To: Elwood P. Dowd who wrote (520)5/20/2002 11:12:13 PM
From: PCSS  Read Replies (1) | Respond to of 4345
 
PART 1 OF 5

The battle is over - the struggle begins
By By Paul Abrahams, Louise Kehoe, Scott Morrison and Elizabeth Wine FT TIMES May 21 2002 02:33

In the late spring of 2001, Larry Ellison, Oracle chairman and chief executive, visited Carly Fiorina, his counterpart at Hewlett-Packard. Mr Ellison wanted HP to enter a technology licensing agreement with rival Compaq Computer, an arrangement that would benefit sales of Oracle database software.

The meeting, in a room overlooking one of the gardens at HP's headquarters, ultimately led to the largest and most controversial acquisition in the history of the US computer industry.

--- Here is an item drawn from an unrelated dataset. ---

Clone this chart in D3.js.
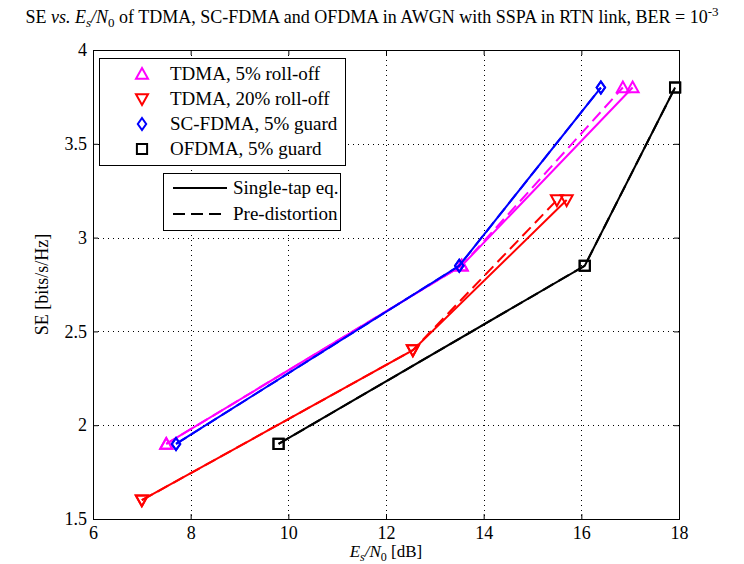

For when Ms Fiorina took Mr Ellison's advice and approached Michael Capellas, Compaq chairman and chief executive, the discussions took an unexpected turn.

By September Ms Fiorina had announced HP's intention to acquire Compaq in a deal then valued at $25bn. The transaction would create a computer industry behemoth, with $56bn of assets, $87bn of revenues and 145,000 employees, big enough to challenge IBM, the industry leader.

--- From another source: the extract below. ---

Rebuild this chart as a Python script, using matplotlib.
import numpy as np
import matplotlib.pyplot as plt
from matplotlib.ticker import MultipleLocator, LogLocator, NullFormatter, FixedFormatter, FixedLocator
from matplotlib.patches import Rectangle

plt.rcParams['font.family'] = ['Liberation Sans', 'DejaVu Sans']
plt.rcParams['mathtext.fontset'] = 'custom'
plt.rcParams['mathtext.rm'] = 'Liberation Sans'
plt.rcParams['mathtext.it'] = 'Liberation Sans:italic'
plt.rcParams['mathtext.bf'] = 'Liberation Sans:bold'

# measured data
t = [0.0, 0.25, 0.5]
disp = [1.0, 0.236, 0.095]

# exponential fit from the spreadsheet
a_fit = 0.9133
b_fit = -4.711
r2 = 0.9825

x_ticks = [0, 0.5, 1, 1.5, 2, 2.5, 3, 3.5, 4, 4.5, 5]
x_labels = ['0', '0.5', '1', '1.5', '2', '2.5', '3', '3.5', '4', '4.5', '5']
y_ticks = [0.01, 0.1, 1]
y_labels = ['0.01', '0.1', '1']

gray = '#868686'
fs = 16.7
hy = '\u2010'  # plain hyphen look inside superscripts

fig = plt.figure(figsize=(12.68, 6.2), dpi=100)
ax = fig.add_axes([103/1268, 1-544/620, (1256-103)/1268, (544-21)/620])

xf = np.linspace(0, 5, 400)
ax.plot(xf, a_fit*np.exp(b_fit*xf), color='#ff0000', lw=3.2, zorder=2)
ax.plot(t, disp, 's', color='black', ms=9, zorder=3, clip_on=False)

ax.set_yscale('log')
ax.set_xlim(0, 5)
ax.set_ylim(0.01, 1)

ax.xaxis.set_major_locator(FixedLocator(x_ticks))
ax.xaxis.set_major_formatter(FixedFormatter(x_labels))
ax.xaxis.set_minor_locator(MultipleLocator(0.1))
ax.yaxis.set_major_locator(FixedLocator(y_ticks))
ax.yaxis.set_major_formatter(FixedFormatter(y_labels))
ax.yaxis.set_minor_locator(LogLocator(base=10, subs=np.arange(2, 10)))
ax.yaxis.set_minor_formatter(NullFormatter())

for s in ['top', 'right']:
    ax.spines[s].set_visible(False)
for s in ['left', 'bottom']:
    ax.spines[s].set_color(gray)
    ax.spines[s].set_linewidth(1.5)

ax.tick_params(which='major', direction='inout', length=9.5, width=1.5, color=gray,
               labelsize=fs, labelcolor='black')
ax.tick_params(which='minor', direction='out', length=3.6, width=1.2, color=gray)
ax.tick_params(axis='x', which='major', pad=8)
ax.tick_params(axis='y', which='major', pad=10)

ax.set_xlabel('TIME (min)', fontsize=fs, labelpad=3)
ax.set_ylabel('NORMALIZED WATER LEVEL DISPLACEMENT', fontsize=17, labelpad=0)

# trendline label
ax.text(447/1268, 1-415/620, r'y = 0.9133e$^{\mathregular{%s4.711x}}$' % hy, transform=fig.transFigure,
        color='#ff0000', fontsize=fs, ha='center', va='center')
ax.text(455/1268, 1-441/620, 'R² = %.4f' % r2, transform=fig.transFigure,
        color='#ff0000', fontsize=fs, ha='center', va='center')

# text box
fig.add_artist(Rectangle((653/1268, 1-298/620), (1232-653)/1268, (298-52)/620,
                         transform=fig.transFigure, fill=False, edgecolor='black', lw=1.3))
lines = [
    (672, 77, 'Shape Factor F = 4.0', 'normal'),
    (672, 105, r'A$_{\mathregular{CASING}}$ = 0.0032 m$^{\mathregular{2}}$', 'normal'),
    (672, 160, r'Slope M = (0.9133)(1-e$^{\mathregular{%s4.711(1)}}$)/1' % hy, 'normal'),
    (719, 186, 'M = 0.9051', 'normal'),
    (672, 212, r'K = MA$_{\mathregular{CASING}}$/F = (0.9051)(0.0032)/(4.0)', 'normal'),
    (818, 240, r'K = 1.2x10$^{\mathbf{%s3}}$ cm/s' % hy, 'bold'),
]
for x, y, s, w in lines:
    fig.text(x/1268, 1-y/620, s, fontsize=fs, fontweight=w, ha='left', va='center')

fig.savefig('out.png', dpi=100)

'We get a time at bat against IBM every single time,' crowed Ms Fiorina.

Oracle's chief appeared bemused by the turn of events. 'Don't blame me,' said Mr Ellison. 'I just suggested they meet. I certainly didn't tell them to go on a date and never imagined they would get engaged.'

In spite of the enthusiasm of Ms Fiorina and Mr Capellas, HP's bid for Compaq turned into the most acrimonious deal in the history of Silicon Valley. It triggered a bitter proxy battle between Ms Fiorina and some of the heirs of HP's founders, a struggle for the soul of Silicon Valley's archetypal company.

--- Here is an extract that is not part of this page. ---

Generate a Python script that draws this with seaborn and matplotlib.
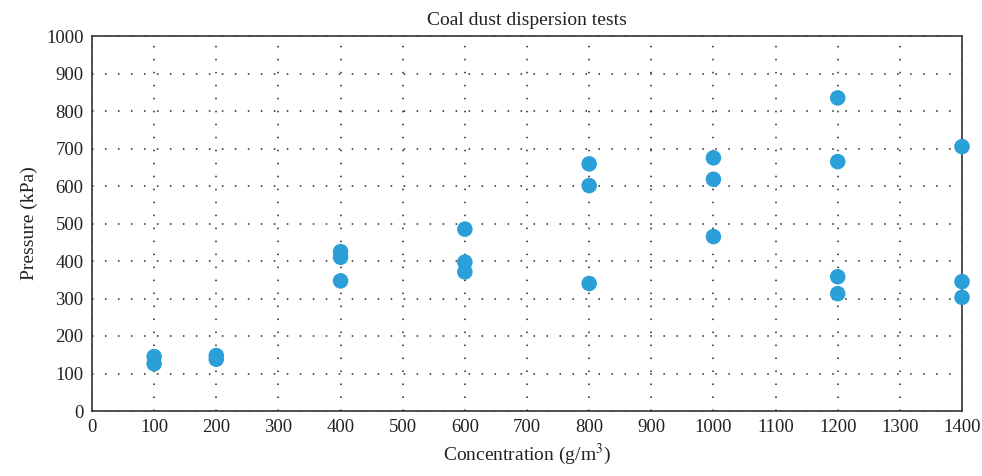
import numpy as np
import pandas as pd
import matplotlib.pyplot as plt
import seaborn as sns

sns.set_theme(style="white")
plt.rcParams["font.family"] = ["Liberation Serif", "DejaVu Serif"]
plt.rcParams["mathtext.fontset"] = "stix"

# Concentration (g/m3) and measured pressure (kPa)
concentration = [100, 100, 200, 200,
                 400, 400, 400,
                 600, 600, 600,
                 800, 800, 800,
                 1000, 1000, 1000,
                 1200, 1200, 1200, 1200,
                 1400, 1400, 1400]
pressure = [145, 126, 148, 138,
            425, 410, 347,
            485, 397, 371,
            659, 601, 340,
            675, 618, 465,
            835, 665, 358, 313,
            705, 345, 303]

df = pd.DataFrame({"Concentration": concentration, "Pressure": pressure})

fig = plt.figure(figsize=(9.82, 4.76), dpi=100)
ax = fig.add_axes([92 / 982, 1 - 411 / 476, 870 / 982, 375 / 476])

sns.scatterplot(data=df, x="Concentration", y="Pressure", ax=ax,
                color="#2a9fd8", s=125, edgecolor="none", clip_on=False, zorder=3)

ax.set_xlim(0, 1400)
ax.set_ylim(0, 1000)
ax.set_xticks(np.arange(0, 1401, 100))
ax.set_yticks(np.arange(0, 1001, 100))
ax.tick_params(axis="both", length=0, labelsize=13.5, pad=6, colors="#222222")
ax.grid(True, linestyle=(0, (1, 7.5)), color="#222222", linewidth=1.1)

for sp in ax.spines.values():
    sp.set_visible(True)
    sp.set_color("#333333")
    sp.set_linewidth(1.2)

ax.set_title("Coal dust dispersion tests", fontsize=14, color="#222222", pad=8)
ax.set_xlabel("Concentration (g/m$^3$)", fontsize=14, color="#222222", labelpad=4)
ax.set_ylabel("Pressure (kPa)", fontsize=14, color="#222222", labelpad=6)

fig.savefig("out.png", dpi=100)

At one point many Wall Street observers predicted the deal - dubbed by critics 'Fiorina's Folly' - would fail and many expected Ms Fiorina would lose her job.

Yet this week, seven months on, HP's chairman and chief executive has at last triumphed. The final hurdle appears to have been cleared in a Delaware court, which on Tuesday ruled in favour of Ms Fiorina and HP.

Her opponents had accused her of improper conduct during the campaign to win over shareholders, but a judge determined there was insufficient evidence to back up those claims.

Preliminary results released one week before the Delaware trial indicated HP shareholders backed the merger by a slim margin - just 51.4 per cent of votes cast were in favour.

That result is being challenged by opponents of the deal, but the independent group hired to tabulate the vote has said none of its results had ever been overturned through challenges.

HP's victory is all but sealed, pending an appeal. In spite of some near-disastrous false steps, Ms Fiorina has managed one of the most astonishing comebacks in US corporate history.